### PROBLEM STATEMENT
Below is a listing; print exactly its lines from the one containing "Output the Python" down to the one containing "reheat_500fpm_alt = [44900, 40800, 37900]", both inclusive, with every picture left out.

### DATA EXCERPTS
+---+

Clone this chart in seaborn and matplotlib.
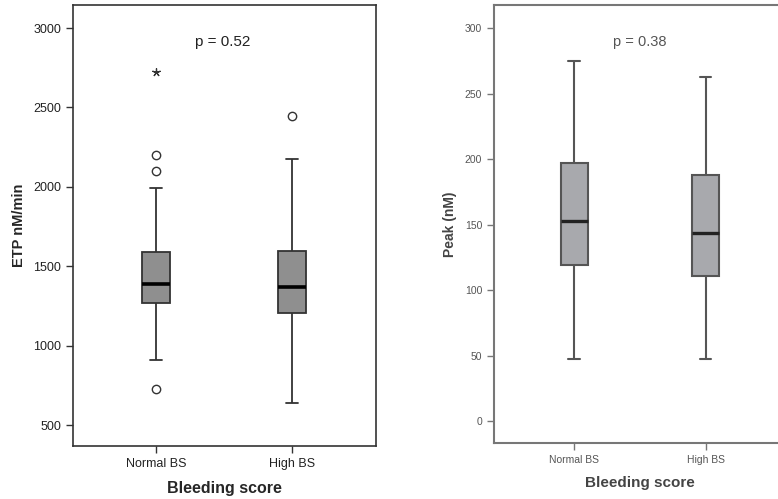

+---+

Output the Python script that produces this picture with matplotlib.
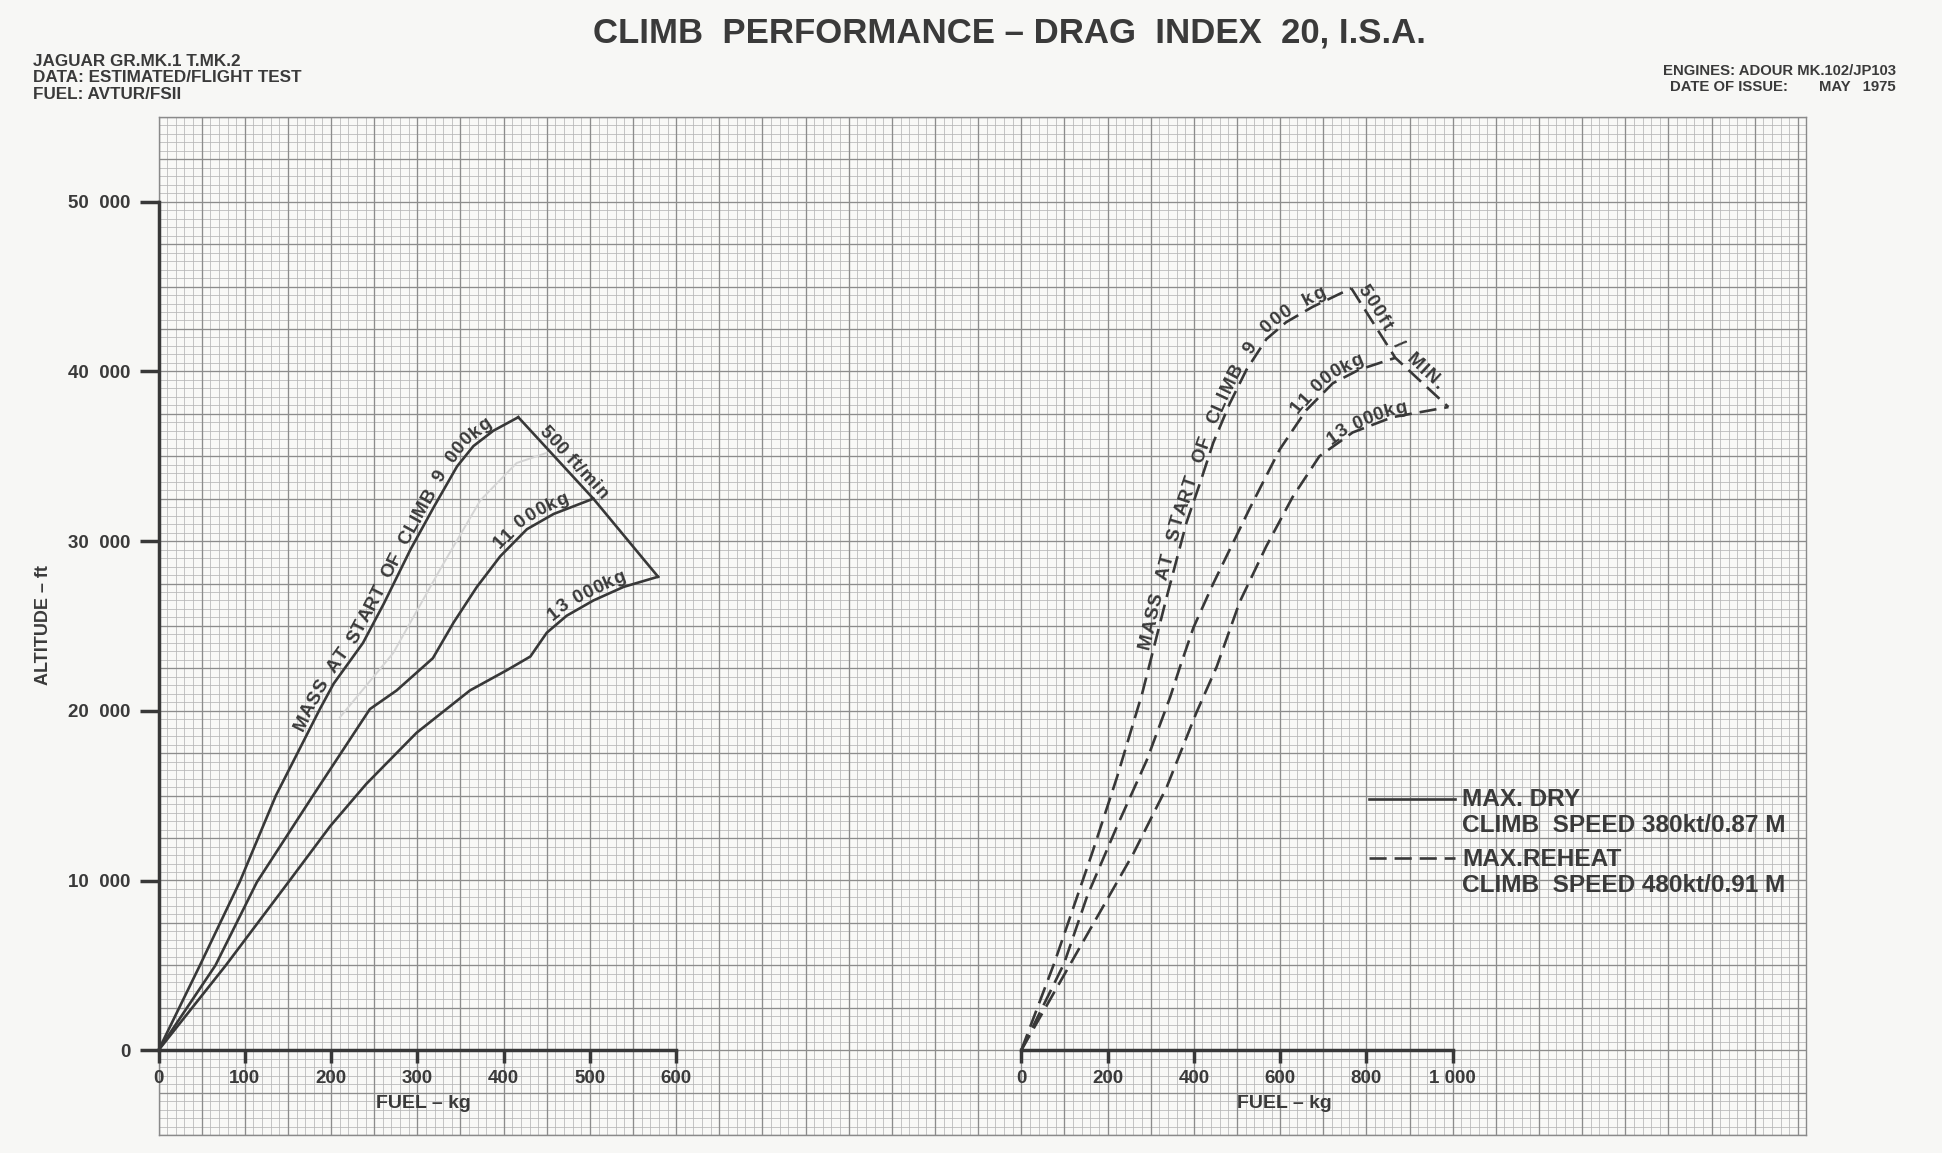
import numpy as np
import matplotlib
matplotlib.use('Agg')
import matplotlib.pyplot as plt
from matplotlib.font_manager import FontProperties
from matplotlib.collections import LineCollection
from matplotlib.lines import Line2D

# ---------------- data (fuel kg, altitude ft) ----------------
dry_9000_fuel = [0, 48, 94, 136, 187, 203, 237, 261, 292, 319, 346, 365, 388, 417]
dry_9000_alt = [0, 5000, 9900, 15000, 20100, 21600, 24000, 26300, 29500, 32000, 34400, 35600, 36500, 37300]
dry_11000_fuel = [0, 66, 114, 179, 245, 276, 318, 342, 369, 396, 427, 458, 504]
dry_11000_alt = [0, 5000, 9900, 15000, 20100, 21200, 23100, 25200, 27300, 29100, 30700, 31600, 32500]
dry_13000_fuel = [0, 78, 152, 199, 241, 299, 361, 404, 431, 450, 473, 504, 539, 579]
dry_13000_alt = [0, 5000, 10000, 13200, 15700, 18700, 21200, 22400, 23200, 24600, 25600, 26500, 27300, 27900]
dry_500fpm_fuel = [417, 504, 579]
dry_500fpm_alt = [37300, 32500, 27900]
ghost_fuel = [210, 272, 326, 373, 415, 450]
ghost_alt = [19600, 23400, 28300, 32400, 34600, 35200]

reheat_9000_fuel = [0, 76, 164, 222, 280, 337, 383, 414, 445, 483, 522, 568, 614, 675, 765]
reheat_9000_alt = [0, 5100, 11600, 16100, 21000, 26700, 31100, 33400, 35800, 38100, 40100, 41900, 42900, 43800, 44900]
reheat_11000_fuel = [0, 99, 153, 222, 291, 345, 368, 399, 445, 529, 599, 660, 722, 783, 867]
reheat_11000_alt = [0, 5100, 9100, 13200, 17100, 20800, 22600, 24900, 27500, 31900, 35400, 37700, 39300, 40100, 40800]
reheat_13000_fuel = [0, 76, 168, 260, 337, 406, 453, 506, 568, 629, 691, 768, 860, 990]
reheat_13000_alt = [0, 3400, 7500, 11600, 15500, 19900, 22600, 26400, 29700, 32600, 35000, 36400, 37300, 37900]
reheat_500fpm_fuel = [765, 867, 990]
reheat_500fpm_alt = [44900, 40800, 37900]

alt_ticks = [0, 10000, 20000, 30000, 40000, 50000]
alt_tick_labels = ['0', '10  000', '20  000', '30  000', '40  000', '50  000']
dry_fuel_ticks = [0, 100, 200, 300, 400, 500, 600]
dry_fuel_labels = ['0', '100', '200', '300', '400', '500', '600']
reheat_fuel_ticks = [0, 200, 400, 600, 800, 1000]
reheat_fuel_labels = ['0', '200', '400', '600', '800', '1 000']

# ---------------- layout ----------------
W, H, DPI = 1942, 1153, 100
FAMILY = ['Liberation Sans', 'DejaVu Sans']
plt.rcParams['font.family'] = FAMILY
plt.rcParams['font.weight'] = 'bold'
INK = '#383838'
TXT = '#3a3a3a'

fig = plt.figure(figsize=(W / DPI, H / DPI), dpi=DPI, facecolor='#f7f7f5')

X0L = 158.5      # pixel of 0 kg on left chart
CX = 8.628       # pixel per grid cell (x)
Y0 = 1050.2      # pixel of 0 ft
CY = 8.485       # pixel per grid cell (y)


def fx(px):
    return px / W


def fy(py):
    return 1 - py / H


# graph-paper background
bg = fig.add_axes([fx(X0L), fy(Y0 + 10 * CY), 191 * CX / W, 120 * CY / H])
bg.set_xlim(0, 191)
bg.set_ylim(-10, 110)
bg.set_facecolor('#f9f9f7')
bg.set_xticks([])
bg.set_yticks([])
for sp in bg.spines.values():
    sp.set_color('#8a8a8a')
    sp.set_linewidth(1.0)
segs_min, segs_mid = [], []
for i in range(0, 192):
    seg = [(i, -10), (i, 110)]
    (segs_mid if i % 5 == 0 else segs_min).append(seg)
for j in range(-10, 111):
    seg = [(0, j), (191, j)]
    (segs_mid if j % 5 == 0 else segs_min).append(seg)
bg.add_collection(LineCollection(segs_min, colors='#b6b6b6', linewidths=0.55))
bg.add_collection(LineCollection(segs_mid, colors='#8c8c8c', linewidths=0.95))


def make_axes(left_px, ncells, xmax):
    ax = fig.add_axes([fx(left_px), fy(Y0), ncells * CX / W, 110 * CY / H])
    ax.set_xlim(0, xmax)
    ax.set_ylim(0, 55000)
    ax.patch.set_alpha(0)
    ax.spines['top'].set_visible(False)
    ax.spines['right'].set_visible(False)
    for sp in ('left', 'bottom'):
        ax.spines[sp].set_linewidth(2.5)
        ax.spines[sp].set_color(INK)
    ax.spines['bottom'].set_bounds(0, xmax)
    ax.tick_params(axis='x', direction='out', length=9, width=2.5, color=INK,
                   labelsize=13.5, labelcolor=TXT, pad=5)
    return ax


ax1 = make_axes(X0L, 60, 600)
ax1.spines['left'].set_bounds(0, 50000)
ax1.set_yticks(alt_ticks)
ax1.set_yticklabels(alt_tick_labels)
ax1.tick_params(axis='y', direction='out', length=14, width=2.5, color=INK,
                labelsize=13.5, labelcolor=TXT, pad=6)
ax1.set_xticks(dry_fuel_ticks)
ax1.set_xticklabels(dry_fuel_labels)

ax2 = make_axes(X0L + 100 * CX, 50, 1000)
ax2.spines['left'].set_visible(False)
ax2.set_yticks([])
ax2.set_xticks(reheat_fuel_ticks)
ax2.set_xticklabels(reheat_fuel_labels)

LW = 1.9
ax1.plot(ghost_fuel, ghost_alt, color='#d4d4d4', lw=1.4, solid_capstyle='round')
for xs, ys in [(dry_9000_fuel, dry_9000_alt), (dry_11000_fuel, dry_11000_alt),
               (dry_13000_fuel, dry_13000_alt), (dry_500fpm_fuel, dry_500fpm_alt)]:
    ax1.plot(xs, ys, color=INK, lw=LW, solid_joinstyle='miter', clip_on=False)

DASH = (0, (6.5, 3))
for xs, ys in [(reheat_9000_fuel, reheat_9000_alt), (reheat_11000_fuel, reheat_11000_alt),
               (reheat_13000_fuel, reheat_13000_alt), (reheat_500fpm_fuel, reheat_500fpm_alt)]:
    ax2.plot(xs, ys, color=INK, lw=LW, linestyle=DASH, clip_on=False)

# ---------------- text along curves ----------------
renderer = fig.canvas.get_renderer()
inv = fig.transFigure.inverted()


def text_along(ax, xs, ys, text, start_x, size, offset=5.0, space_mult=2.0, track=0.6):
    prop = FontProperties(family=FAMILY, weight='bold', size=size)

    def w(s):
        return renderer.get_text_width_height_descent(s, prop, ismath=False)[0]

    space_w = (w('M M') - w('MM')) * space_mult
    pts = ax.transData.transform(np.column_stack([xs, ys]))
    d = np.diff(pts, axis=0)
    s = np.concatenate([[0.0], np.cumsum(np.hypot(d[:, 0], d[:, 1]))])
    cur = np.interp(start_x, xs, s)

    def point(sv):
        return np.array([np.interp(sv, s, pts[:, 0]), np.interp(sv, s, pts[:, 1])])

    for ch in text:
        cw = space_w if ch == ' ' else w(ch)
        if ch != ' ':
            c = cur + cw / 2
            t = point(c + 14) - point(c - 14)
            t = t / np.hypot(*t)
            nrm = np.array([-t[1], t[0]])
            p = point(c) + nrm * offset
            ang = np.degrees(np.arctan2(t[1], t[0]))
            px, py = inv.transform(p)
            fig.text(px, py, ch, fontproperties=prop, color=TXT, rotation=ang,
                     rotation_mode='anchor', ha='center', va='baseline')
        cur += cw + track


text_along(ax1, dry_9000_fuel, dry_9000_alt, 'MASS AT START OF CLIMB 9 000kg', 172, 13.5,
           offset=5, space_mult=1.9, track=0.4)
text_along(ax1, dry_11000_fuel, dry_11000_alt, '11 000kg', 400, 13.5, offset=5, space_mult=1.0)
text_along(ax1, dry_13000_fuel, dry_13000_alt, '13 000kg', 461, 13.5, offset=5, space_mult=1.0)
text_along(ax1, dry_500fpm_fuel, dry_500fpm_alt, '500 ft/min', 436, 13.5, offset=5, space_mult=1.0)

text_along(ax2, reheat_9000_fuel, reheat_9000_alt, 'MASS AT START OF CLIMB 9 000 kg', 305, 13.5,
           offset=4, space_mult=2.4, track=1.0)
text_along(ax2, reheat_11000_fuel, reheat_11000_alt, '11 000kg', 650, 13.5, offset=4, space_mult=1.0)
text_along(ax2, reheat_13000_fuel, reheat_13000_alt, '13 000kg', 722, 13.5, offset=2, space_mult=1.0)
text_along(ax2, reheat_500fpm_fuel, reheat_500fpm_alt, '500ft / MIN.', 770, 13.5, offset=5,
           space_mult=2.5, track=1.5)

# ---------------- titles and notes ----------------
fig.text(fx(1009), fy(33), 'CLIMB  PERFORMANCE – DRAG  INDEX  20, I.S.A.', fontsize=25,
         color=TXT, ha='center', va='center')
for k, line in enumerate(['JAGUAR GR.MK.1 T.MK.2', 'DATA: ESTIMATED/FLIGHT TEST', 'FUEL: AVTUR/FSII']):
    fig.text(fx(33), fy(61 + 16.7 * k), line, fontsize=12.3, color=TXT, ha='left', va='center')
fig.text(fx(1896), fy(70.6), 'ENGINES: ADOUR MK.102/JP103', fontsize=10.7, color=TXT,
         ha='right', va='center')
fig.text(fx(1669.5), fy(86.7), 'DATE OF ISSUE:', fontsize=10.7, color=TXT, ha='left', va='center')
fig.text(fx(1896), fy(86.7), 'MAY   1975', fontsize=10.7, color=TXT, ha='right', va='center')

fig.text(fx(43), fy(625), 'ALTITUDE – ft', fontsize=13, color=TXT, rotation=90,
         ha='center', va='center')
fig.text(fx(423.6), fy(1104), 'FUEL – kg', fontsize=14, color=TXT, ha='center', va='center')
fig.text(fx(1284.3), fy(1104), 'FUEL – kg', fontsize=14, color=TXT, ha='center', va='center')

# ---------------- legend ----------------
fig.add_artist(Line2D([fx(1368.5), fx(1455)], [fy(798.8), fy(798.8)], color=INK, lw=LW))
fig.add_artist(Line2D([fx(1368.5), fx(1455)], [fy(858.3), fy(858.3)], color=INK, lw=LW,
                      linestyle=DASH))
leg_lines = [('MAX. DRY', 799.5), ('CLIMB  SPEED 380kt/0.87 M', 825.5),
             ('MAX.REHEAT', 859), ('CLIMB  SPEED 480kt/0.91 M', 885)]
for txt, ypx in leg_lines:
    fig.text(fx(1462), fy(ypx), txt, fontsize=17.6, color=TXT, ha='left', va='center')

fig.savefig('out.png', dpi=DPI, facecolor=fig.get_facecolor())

+---+

### RESPONSE TO THE TASK
Output the Python script that produces this picture with matplotlib.
import numpy as np
import matplotlib
matplotlib.use('Agg')
import matplotlib.pyplot as plt
from matplotlib.font_manager import FontProperties
from matplotlib.collections import LineCollection
from matplotlib.lines import Line2D

# ---------------- data (fuel kg, altitude ft) ----------------
dry_9000_fuel = [0, 48, 94, 136, 187, 203, 237, 261, 292, 319, 346, 365, 388, 417]
dry_9000_alt = [0, 5000, 9900, 15000, 20100, 21600, 24000, 26300, 29500, 32000, 34400, 35600, 36500, 37300]
dry_11000_fuel = [0, 66, 114, 179, 245, 276, 318, 342, 369, 396, 427, 458, 504]
dry_11000_alt = [0, 5000, 9900, 15000, 20100, 21200, 23100, 25200, 27300, 29100, 30700, 31600, 32500]
dry_13000_fuel = [0, 78, 152, 199, 241, 299, 361, 404, 431, 450, 473, 504, 539, 579]
dry_13000_alt = [0, 5000, 10000, 13200, 15700, 18700, 21200, 22400, 23200, 24600, 25600, 26500, 27300, 27900]
dry_500fpm_fuel = [417, 504, 579]
dry_500fpm_alt = [37300, 32500, 27900]
ghost_fuel = [210, 272, 326, 373, 415, 450]
ghost_alt = [19600, 23400, 28300, 32400, 34600, 35200]

reheat_9000_fuel = [0, 76, 164, 222, 280, 337, 383, 414, 445, 483, 522, 568, 614, 675, 765]
reheat_9000_alt = [0, 5100, 11600, 16100, 21000, 26700, 31100, 33400, 35800, 38100, 40100, 41900, 42900, 43800, 44900]
reheat_11000_fuel = [0, 99, 153, 222, 291, 345, 368, 399, 445, 529, 599, 660, 722, 783, 867]
reheat_11000_alt = [0, 5100, 9100, 13200, 17100, 20800, 22600, 24900, 27500, 31900, 35400, 37700, 39300, 40100, 40800]
reheat_13000_fuel = [0, 76, 168, 260, 337, 406, 453, 506, 568, 629, 691, 768, 860, 990]
reheat_13000_alt = [0, 3400, 7500, 11600, 15500, 19900, 22600, 26400, 29700, 32600, 35000, 36400, 37300, 37900]
reheat_500fpm_fuel = [765, 867, 990]
reheat_500fpm_alt = [44900, 40800, 37900]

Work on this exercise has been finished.